Y a-t-il des règles d’urbanisme strictes au Liban ?
Il y a un règlement de construction très lourd et compliqué mais surtout très mal conçu. Sans vision de l’espace, de la ville ou du territoire, ces règles se limitent finalement à maximiser les mètres carrés à construire dans la surface d’un terrain. Cela génère une architecture complètement chaotique, même en montagne. Certaines municipalités ont essayé d’ajouter des règles « esthétiques », pour compenser l’hypermodernité ambiante. Résultat : on peut construire sur six étages mais on doit y mettre une petite toiture inclinée en tuiles rouges et de la pierre calcaire sur les façades. Ça n’a pas de sens à partir du moment où la volumétrie et l’échelle du projet sont déjà déphasées. D’autre part — et c’est également malheureux — il n’existe aucune règle en matière d’environnement ou de développement durable.
En tant qu’architecte, vous avez un rôle militant ?
A titre personnel, j’essaye d’être militant et activiste depuis que je suis là. Je supporte plusieurs associations : on essaye d’empêcher la démolition du tissu traditionnel, de défendre les enjeux environnementaux ou de sensibiliser à des approches actuelles de la ville ou du territoire. Depuis deux ans, l’activisme politique est devenu essentiel, voire existentiel car il faut absolument que les choses changent et qu’une nouvelle classe politique se mette en place avec une vraie vision du pays. Combats qui n’aboutissent pas jusqu’à présent, hélas.
Diriez-vous que la diversité était présente dans vos études et que cela vous a aidé dans votre chemin professionnel ?

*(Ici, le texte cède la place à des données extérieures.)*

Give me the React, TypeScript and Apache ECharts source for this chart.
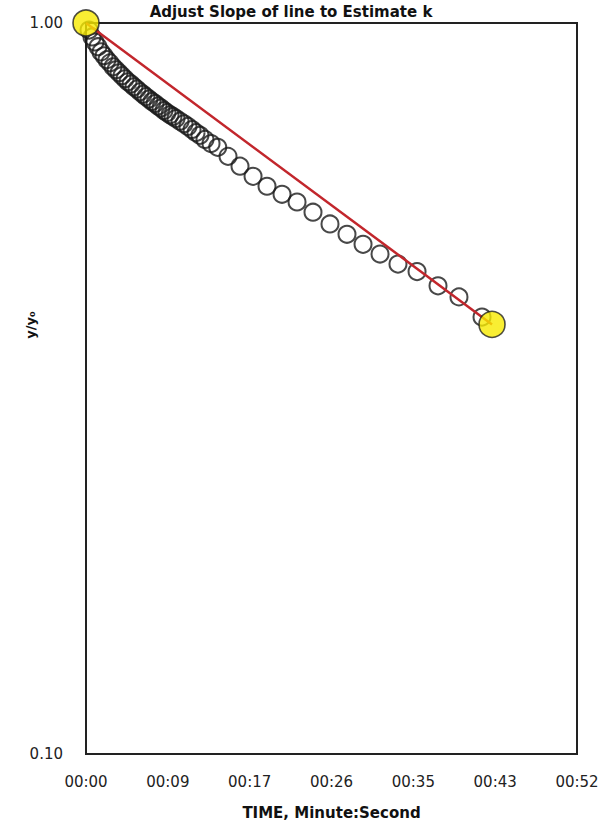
import React, { useEffect, useRef } from "react";
import * as echarts from "echarts";

const TITLE = "Adjust Slope of line to Estimate k";
const X_NAME = "TIME, Minute:Second";
const Y_NAME = "y/y\u2080";

// measured points: time (s) and y/y0
const obsTime = [
  0.32, 0.64, 0.95, 1.27, 1.59, 1.91, 2.22, 2.54, 2.86, 3.18, 3.5, 3.81, 4.13,
  4.45, 4.77, 5.08, 5.4, 5.72, 6.04, 6.35, 6.67, 6.99, 7.31, 7.63, 7.94, 8.26,
  8.58, 8.9, 9.21, 9.53, 9.96, 10.38, 10.8, 11.23, 11.65, 12.07, 12.6, 13.24,
  13.95, 15.04, 16.31, 17.69, 19.17, 20.76, 22.35, 24.04, 25.84, 27.64, 29.34,
  31.14, 33.04, 35.06, 37.28, 39.5, 41.94,
];
const obsRatio = [
  0.978, 0.957, 0.942, 0.928, 0.913, 0.902, 0.891, 0.882, 0.871, 0.863, 0.855,
  0.847, 0.839, 0.831, 0.825, 0.818, 0.812, 0.805, 0.799, 0.793, 0.787, 0.781,
  0.776, 0.77, 0.765, 0.759, 0.754, 0.749, 0.745, 0.74, 0.734, 0.728, 0.722,
  0.715, 0.708, 0.702, 0.693, 0.684, 0.676, 0.657, 0.637, 0.617, 0.598, 0.583,
  0.569, 0.551, 0.531, 0.514, 0.498, 0.483, 0.468, 0.457, 0.437, 0.422, 0.396,
];

// adjustable slope line end points (yellow handles)
const handleTime = [0, 43.0];
const handleRatio = [1.0, 0.387];

const X_MIN = 0;
const X_MAX = 52;
const X_INTERVAL = 52 / 6;

function fmtTime(v: number) {
  const s = Math.round(v);
  const m = Math.floor(s / 60);
  const ss = s % 60;
  return String(m).padStart(2, "0") + ":" + String(ss).padStart(2, "0");
}

export default function App() {
  const ref = useRef<HTMLDivElement>(null);
  useEffect(() => {
    if (!ref.current) return;
    const chart = echarts.init(ref.current, undefined, { renderer: "svg" });
    const font = "DejaVu Sans";
    chart.setOption({
      animation: false,
      backgroundColor: "#ffffff",
      grid: {
        left: 86,
        right: 30,
        top: 23,
        bottom: 68,
        show: true,
        borderColor: "#222",
        borderWidth: 2,
        backgroundColor: "transparent",
      },
      graphic: [
        {
          type: "text",
          x: 291,
          y: 19,
          style: {
            text: TITLE,
            fontFamily: font,
            fontWeight: "bold",
            fontSize: 15,
            fill: "#111",
            textAlign: "center",
            textVerticalAlign: "bottom",
          },
        },
        {
          type: "text",
          x: 30,
          y: 325,
          rotation: Math.PI / 2,
          style: {
            text: Y_NAME,
            fontFamily: font,
            fontWeight: "bold",
            fontSize: 13,
            fill: "#111",
            textAlign: "center",
            textVerticalAlign: "middle",
          },
        },
      ],
      xAxis: {
        type: "value",
        min: X_MIN,
        max: X_MAX,
        interval: X_INTERVAL,
        name: X_NAME,
        nameLocation: "middle",
        nameGap: 51,
        nameTextStyle: {
          fontFamily: font,
          fontWeight: "bold",
          fontSize: 15,
          color: "#111",
        },
        axisLine: { show: true, lineStyle: { color: "#222", width: 2 } },
        axisTick: { show: false },
        splitLine: { show: false },
        axisLabel: {
          formatter: (v: number) => fmtTime(v),
          margin: 20,
          fontFamily: font,
          fontSize: 15,
          color: "#222",
        },
      },
      yAxis: {
        type: "log",
        logBase: 10,
        min: 0.1,
        max: 1,
        axisLine: { show: true, lineStyle: { color: "#222", width: 2 } },
        axisTick: { show: false },
        splitLine: { show: false },
        axisLabel: {
          formatter: (v: number) => v.toFixed(2),
          margin: 23,
          fontFamily: font,
          fontSize: 15,
          color: "#222",
        },
      },
      series: [
        {
          type: "scatter",
          data: obsTime.map((t, i) => [t, obsRatio[i]]),
          symbol: "circle",
          symbolSize: 17,
          itemStyle: {
            color: "rgba(0,0,0,0)",
            borderColor: "#1a1a1a",
            borderWidth: 2,
          },
          z: 2,
        },
        {
          type: "line",
          data: handleTime.map((t, i) => [t, handleRatio[i]]),
          showSymbol: false,
          symbol: "none",
          lineStyle: { color: "#c2262c", width: 2.5 },
          z: 3,
        },
        {
          type: "scatter",
          data: handleTime.map((t, i) => [t, handleRatio[i]]),
          symbol: "circle",
          symbolSize: 26,
          itemStyle: {
            color: "#f7ea00",
            borderColor: "#222",
            borderWidth: 1.6,
          },
          z: 4,
        },
      ],
    });
    return () => chart.dispose();
  }, []);
  return (
    <div
      ref={ref}
      style={{ position: "absolute", left: 0, top: 0, width: 607, height: 825 }}
    />
  );
}
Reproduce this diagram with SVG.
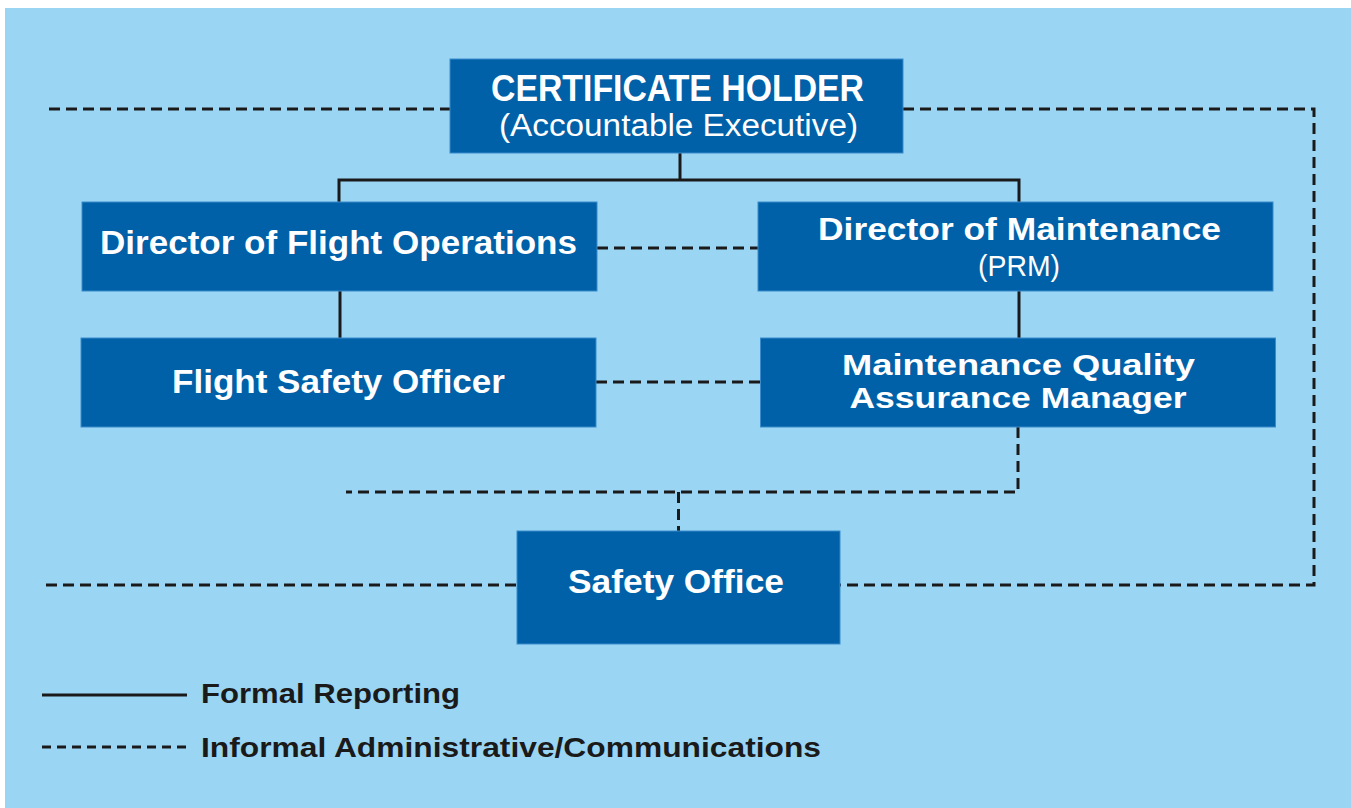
<svg xmlns="http://www.w3.org/2000/svg" width="1351" height="808" viewBox="0 0 1351 808">
<style>
.box{fill:#0061A8;stroke:#3A8BCB;stroke-width:1}
.t{font-family:"Liberation Sans",Arial,sans-serif;font-weight:bold;fill:#ffffff;text-anchor:middle}
.tl{font-family:"Liberation Sans",Arial,sans-serif;font-weight:normal;fill:#ffffff;text-anchor:middle}
.lg{font-family:"Liberation Sans",Arial,sans-serif;font-weight:bold;fill:#1a1a1a}
.solid{fill:none;stroke:#1a1a1a;stroke-width:3}
.dash{fill:none;stroke:#1a1a1a;stroke-width:3;stroke-dasharray:11 6}
</style>
<rect x="0" y="0" width="1351" height="808" fill="#ffffff"/>
<rect x="5" y="8" width="1346" height="800" fill="#9AD6F4"/>
<g id="connectors">
<polyline class="solid" points="680,153 680,180"/>
<polyline class="solid" points="339,202 339,180 1019,180 1019,202"/>
<polyline class="solid" points="340,291 340,338"/>
<polyline class="solid" points="1019,291 1019,338"/>
<polyline class="dash" points="49,109 450,109"/>
<polyline class="dash" points="903,109 1314,109 1314,585 840,585"/>
<polyline class="dash" points="46,585 517,585"/>
<polyline class="dash" points="597,248 758,248"/>
<polyline class="dash" points="596,382 760,382"/>
<polyline class="dash" points="1018,427 1018,492 346,492"/>
<polyline class="dash" points="678.5,492 678.5,531"/>
</g>
<g id="certificate-holder">
<rect class="box" x="450" y="59" width="453" height="94"/>
<text class="t" x="677.5" y="101" font-size="36" textLength="373" lengthAdjust="spacingAndGlyphs">CERTIFICATE HOLDER</text>
<text class="tl" x="678.5" y="136" font-size="31" textLength="359" lengthAdjust="spacingAndGlyphs">(Accountable Executive)</text>
</g>
<g id="director-flight-operations">
<rect class="box" x="82" y="202" width="515" height="89"/>
<text class="t" x="338.5" y="254" font-size="33" textLength="477" lengthAdjust="spacingAndGlyphs">Director of Flight Operations</text>
</g>
<g id="director-maintenance">
<rect class="box" x="758" y="202" width="515" height="89"/>
<text class="t" x="1019.5" y="240" font-size="32" textLength="403" lengthAdjust="spacingAndGlyphs">Director of Maintenance</text>
<text class="tl" x="1019" y="276" font-size="30" textLength="82" lengthAdjust="spacingAndGlyphs">(PRM)</text>
</g>
<g id="flight-safety-officer">
<rect class="box" x="81" y="338" width="515" height="89"/>
<text class="t" x="338.5" y="393" font-size="33" textLength="333" lengthAdjust="spacingAndGlyphs">Flight Safety Officer</text>
</g>
<g id="maintenance-quality-assurance-manager">
<rect class="box" x="760.5" y="338" width="515" height="89"/>
<text class="t" x="1018.5" y="375" font-size="29" textLength="353" lengthAdjust="spacingAndGlyphs">Maintenance Quality</text>
<text class="t" x="1018" y="408" font-size="29" textLength="337" lengthAdjust="spacingAndGlyphs">Assurance Manager</text>
</g>
<g id="safety-office">
<rect class="box" x="517" y="531" width="323" height="113"/>
<text class="t" x="676" y="593" font-size="33" textLength="216" lengthAdjust="spacingAndGlyphs">Safety Office</text>
</g>
<g id="legend">
<line class="solid" x1="42" y1="695" x2="187" y2="695"/>
<text class="lg" x="201" y="703" font-size="28" textLength="259" lengthAdjust="spacingAndGlyphs">Formal Reporting</text>
<line class="dash" x1="42" y1="747" x2="187" y2="747" style="stroke-dasharray:9 6"/>
<text class="lg" x="201" y="757" font-size="28" textLength="620" lengthAdjust="spacingAndGlyphs">Informal Administrative/Communications</text>
</g>
</svg>
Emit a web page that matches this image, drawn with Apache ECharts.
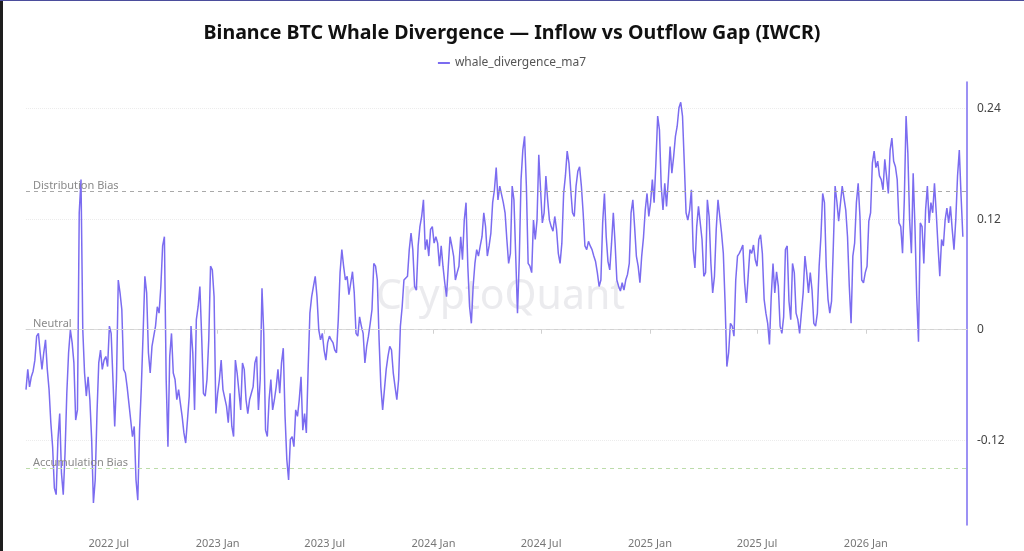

Les choses doivent avoir évolué depuis la fin des années 90… Il n’y avait pas de profs issus de l’immigration, et les échanges internationaux étaient à leur début. Mais il y avait déjà une magnifique bibliothèque avec des ouvrages variés et de tous les horizons, des cours d’histoire de l’architecture qui abordaient l’architecture mondiale, et surtout des enseignants pointus et passionnés — dont certains ont accompagné mon parcours depuis Saint-Luc jusqu’à aujourd’hui — qui nous ont donné des démarches analytiques et structurées ainsi que des approches architecturales, certes, initialement, en rapport au contexte belge mais, qu’on soit en Arabie ou au Liban, nous permettent de nous y adapter et de nous projeter dans les spécificités du contexte.